▶ _The exercise_
Extract all of the data and reproduce it precisely.

▶ _Material_
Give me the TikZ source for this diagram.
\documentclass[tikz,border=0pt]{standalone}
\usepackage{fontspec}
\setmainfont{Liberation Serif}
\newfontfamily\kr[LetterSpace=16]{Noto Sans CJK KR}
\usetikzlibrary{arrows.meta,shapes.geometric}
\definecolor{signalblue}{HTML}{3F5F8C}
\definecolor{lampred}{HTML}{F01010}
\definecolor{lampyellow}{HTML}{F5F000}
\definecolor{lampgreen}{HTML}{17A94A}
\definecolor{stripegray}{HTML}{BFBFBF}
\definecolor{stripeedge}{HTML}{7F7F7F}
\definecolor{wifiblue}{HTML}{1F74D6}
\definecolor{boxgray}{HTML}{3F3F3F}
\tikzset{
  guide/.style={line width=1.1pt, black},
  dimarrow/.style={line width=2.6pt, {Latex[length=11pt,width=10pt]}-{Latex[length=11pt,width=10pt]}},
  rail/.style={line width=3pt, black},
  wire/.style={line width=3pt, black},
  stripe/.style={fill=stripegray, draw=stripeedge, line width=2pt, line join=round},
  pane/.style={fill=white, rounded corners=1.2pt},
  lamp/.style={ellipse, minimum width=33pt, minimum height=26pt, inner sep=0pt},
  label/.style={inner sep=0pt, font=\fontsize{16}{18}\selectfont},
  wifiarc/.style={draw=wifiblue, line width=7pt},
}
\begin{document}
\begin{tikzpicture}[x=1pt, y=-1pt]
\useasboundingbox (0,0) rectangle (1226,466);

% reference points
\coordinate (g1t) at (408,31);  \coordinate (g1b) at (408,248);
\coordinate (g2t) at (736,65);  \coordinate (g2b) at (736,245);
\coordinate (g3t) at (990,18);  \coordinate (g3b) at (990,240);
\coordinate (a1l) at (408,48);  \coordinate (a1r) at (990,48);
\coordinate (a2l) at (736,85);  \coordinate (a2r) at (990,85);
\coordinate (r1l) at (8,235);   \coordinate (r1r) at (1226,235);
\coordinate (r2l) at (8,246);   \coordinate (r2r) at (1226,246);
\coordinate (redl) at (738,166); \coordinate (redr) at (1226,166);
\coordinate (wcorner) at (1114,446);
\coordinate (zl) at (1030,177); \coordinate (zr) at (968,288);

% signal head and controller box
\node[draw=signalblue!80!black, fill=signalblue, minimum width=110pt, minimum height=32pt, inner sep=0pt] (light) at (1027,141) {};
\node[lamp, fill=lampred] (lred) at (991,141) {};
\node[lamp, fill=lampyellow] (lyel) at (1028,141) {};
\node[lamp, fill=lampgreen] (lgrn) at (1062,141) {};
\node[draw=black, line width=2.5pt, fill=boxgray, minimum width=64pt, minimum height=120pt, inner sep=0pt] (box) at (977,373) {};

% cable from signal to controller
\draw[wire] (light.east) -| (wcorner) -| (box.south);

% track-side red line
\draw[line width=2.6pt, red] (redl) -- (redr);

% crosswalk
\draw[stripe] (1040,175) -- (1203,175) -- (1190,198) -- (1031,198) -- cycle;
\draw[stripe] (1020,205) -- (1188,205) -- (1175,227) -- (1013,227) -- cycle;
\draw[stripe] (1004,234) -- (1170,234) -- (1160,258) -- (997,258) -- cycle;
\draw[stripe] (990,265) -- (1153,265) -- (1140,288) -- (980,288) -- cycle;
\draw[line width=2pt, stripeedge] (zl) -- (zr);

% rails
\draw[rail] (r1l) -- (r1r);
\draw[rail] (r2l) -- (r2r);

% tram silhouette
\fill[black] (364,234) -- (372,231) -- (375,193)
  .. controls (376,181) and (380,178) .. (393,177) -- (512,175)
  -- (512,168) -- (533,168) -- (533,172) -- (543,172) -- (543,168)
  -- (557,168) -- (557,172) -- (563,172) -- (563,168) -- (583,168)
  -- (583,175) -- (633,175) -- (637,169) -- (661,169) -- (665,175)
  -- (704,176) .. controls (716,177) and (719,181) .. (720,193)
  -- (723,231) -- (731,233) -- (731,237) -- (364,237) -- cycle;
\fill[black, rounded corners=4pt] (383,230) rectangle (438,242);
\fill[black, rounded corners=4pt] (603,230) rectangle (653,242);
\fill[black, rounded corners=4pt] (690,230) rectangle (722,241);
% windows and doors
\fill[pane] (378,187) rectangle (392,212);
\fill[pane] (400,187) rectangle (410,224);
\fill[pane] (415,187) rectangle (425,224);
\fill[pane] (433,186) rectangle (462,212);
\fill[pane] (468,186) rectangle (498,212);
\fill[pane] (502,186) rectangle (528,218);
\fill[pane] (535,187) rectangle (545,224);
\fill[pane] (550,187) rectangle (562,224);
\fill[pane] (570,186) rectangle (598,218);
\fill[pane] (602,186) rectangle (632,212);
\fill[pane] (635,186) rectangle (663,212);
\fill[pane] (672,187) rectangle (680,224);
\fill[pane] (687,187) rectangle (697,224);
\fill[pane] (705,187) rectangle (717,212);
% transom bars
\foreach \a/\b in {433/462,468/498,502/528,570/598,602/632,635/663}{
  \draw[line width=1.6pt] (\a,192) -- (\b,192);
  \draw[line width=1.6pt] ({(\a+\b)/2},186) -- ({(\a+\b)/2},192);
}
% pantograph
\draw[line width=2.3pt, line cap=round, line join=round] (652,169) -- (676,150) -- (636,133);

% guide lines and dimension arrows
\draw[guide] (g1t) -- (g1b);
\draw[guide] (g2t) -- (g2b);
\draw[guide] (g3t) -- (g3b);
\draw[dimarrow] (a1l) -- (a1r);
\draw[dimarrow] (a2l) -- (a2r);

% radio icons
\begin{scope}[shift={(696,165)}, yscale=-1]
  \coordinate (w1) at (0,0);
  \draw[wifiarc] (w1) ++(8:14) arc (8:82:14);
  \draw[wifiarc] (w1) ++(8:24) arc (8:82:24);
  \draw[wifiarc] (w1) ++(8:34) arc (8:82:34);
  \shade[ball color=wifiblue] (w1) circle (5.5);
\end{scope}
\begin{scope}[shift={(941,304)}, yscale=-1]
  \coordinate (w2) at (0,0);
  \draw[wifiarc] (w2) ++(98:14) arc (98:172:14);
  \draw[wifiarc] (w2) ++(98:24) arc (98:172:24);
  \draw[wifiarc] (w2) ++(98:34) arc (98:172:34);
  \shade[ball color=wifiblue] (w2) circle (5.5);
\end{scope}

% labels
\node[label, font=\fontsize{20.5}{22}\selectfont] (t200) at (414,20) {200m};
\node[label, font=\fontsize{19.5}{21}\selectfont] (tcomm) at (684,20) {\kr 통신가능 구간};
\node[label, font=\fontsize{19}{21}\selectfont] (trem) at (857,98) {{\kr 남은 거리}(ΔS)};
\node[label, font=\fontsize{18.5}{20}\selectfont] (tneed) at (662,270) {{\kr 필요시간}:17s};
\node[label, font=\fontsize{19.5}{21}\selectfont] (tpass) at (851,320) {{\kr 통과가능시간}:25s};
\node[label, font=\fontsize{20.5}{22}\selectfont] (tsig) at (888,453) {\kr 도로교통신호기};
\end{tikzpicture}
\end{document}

▶ _Expected output_
Give me the TikZ source for this diagram.
\documentclass[tikz,border=0pt]{standalone}
\usepackage{fontspec}
\setmainfont{Liberation Serif}
\newfontfamily\kr[LetterSpace=16]{Noto Sans CJK KR}
\usetikzlibrary{arrows.meta,shapes.geometric}
\definecolor{signalblue}{HTML}{3F5F8C}
\definecolor{lampred}{HTML}{F01010}
\definecolor{lampyellow}{HTML}{F5F000}
\definecolor{lampgreen}{HTML}{17A94A}
\definecolor{stripegray}{HTML}{BFBFBF}
\definecolor{stripeedge}{HTML}{7F7F7F}
\definecolor{wifiblue}{HTML}{1F74D6}
\definecolor{boxgray}{HTML}{3F3F3F}
\tikzset{
  guide/.style={line width=1.1pt, black},
  dimarrow/.style={line width=2.6pt, {Latex[length=11pt,width=10pt]}-{Latex[length=11pt,width=10pt]}},
  rail/.style={line width=3pt, black},
  wire/.style={line width=3pt, black},
  stripe/.style={fill=stripegray, draw=stripeedge, line width=2pt, line join=round},
  pane/.style={fill=white, rounded corners=1.2pt},
  lamp/.style={ellipse, minimum width=33pt, minimum height=26pt, inner sep=0pt},
  label/.style={inner sep=0pt, font=\fontsize{16}{18}\selectfont},
  wifiarc/.style={draw=wifiblue, line width=7pt},
}
\begin{document}
\begin{tikzpicture}[x=1pt, y=-1pt]
\useasboundingbox (0,0) rectangle (1226,466);

% reference points
\coordinate (g1t) at (408,31);  \coordinate (g1b) at (408,248);
\coordinate (g2t) at (736,65);  \coordinate (g2b) at (736,245);
\coordinate (g3t) at (990,18);  \coordinate (g3b) at (990,240);
\coordinate (a1l) at (408,48);  \coordinate (a1r) at (990,48);
\coordinate (a2l) at (736,85);  \coordinate (a2r) at (990,85);
\coordinate (r1l) at (8,235);   \coordinate (r1r) at (1226,235);
\coordinate (r2l) at (8,246);   \coordinate (r2r) at (1226,246);
\coordinate (redl) at (738,166); \coordinate (redr) at (1226,166);
\coordinate (wcorner) at (1114,446);
\coordinate (zl) at (1030,177); \coordinate (zr) at (968,288);

% signal head and controller box
\node[draw=signalblue!80!black, fill=signalblue, minimum width=110pt, minimum height=32pt, inner sep=0pt] (light) at (1027,141) {};
\node[lamp, fill=lampred] (lred) at (991,141) {};
\node[lamp, fill=lampyellow] (lyel) at (1028,141) {};
\node[lamp, fill=lampgreen] (lgrn) at (1062,141) {};
\node[draw=black, line width=2.5pt, fill=boxgray, minimum width=64pt, minimum height=120pt, inner sep=0pt] (box) at (977,373) {};

% cable from signal to controller
\draw[wire] (light.east) -| (wcorner) -| (box.south);

% track-side red line
\draw[line width=2.6pt, red] (redl) -- (redr);

% crosswalk
\draw[stripe] (1040,175) -- (1203,175) -- (1190,198) -- (1031,198) -- cycle;
\draw[stripe] (1020,205) -- (1188,205) -- (1175,227) -- (1013,227) -- cycle;
\draw[stripe] (1004,234) -- (1170,234) -- (1160,258) -- (997,258) -- cycle;
\draw[stripe] (990,265) -- (1153,265) -- (1140,288) -- (980,288) -- cycle;
\draw[line width=2pt, stripeedge] (zl) -- (zr);

% rails
\draw[rail] (r1l) -- (r1r);
\draw[rail] (r2l) -- (r2r);

% tram silhouette
\fill[black] (364,234) -- (372,231) -- (375,193)
  .. controls (376,181) and (380,178) .. (393,177) -- (512,175)
  -- (512,168) -- (533,168) -- (533,172) -- (543,172) -- (543,168)
  -- (557,168) -- (557,172) -- (563,172) -- (563,168) -- (583,168)
  -- (583,175) -- (633,175) -- (637,169) -- (661,169) -- (665,175)
  -- (704,176) .. controls (716,177) and (719,181) .. (720,193)
  -- (723,231) -- (731,233) -- (731,237) -- (364,237) -- cycle;
\fill[black, rounded corners=4pt] (383,230) rectangle (438,242);
\fill[black, rounded corners=4pt] (603,230) rectangle (653,242);
\fill[black, rounded corners=4pt] (690,230) rectangle (722,241);
% windows and doors
\fill[pane] (378,187) rectangle (392,212);
\fill[pane] (400,187) rectangle (410,224);
\fill[pane] (415,187) rectangle (425,224);
\fill[pane] (433,186) rectangle (462,212);
\fill[pane] (468,186) rectangle (498,212);
\fill[pane] (502,186) rectangle (528,218);
\fill[pane] (535,187) rectangle (545,224);
\fill[pane] (550,187) rectangle (562,224);
\fill[pane] (570,186) rectangle (598,218);
\fill[pane] (602,186) rectangle (632,212);
\fill[pane] (635,186) rectangle (663,212);
\fill[pane] (672,187) rectangle (680,224);
\fill[pane] (687,187) rectangle (697,224);
\fill[pane] (705,187) rectangle (717,212);
% transom bars
\foreach \a/\b in {433/462,468/498,502/528,570/598,602/632,635/663}{
  \draw[line width=1.6pt] (\a,192) -- (\b,192);
  \draw[line width=1.6pt] ({(\a+\b)/2},186) -- ({(\a+\b)/2},192);
}
% pantograph
\draw[line width=2.3pt, line cap=round, line join=round] (652,169) -- (676,150) -- (636,133);

% guide lines and dimension arrows
\draw[guide] (g1t) -- (g1b);
\draw[guide] (g2t) -- (g2b);
\draw[guide] (g3t) -- (g3b);
\draw[dimarrow] (a1l) -- (a1r);
\draw[dimarrow] (a2l) -- (a2r);

% radio icons
\begin{scope}[shift={(696,165)}, yscale=-1]
  \coordinate (w1) at (0,0);
  \draw[wifiarc] (w1) ++(8:14) arc (8:82:14);
  \draw[wifiarc] (w1) ++(8:24) arc (8:82:24);
  \draw[wifiarc] (w1) ++(8:34) arc (8:82:34);
  \shade[ball color=wifiblue] (w1) circle (5.5);
\end{scope}
\begin{scope}[shift={(941,304)}, yscale=-1]
  \coordinate (w2) at (0,0);
  \draw[wifiarc] (w2) ++(98:14) arc (98:172:14);
  \draw[wifiarc] (w2) ++(98:24) arc (98:172:24);
  \draw[wifiarc] (w2) ++(98:34) arc (98:172:34);
  \shade[ball color=wifiblue] (w2) circle (5.5);
\end{scope}

% labels
\node[label, font=\fontsize{20.5}{22}\selectfont] (t200) at (414,20) {200m};
\node[label, font=\fontsize{19.5}{21}\selectfont] (tcomm) at (684,20) {\kr 통신가능 구간};
\node[label, font=\fontsize{19}{21}\selectfont] (trem) at (857,98) {{\kr 남은 거리}(ΔS)};
\node[label, font=\fontsize{18.5}{20}\selectfont] (tneed) at (662,270) {{\kr 필요시간}:17s};
\node[label, font=\fontsize{19.5}{21}\selectfont] (tpass) at (851,320) {{\kr 통과가능시간}:25s};
\node[label, font=\fontsize{20.5}{22}\selectfont] (tsig) at (888,453) {\kr 도로교통신호기};
\end{tikzpicture}
\end{document}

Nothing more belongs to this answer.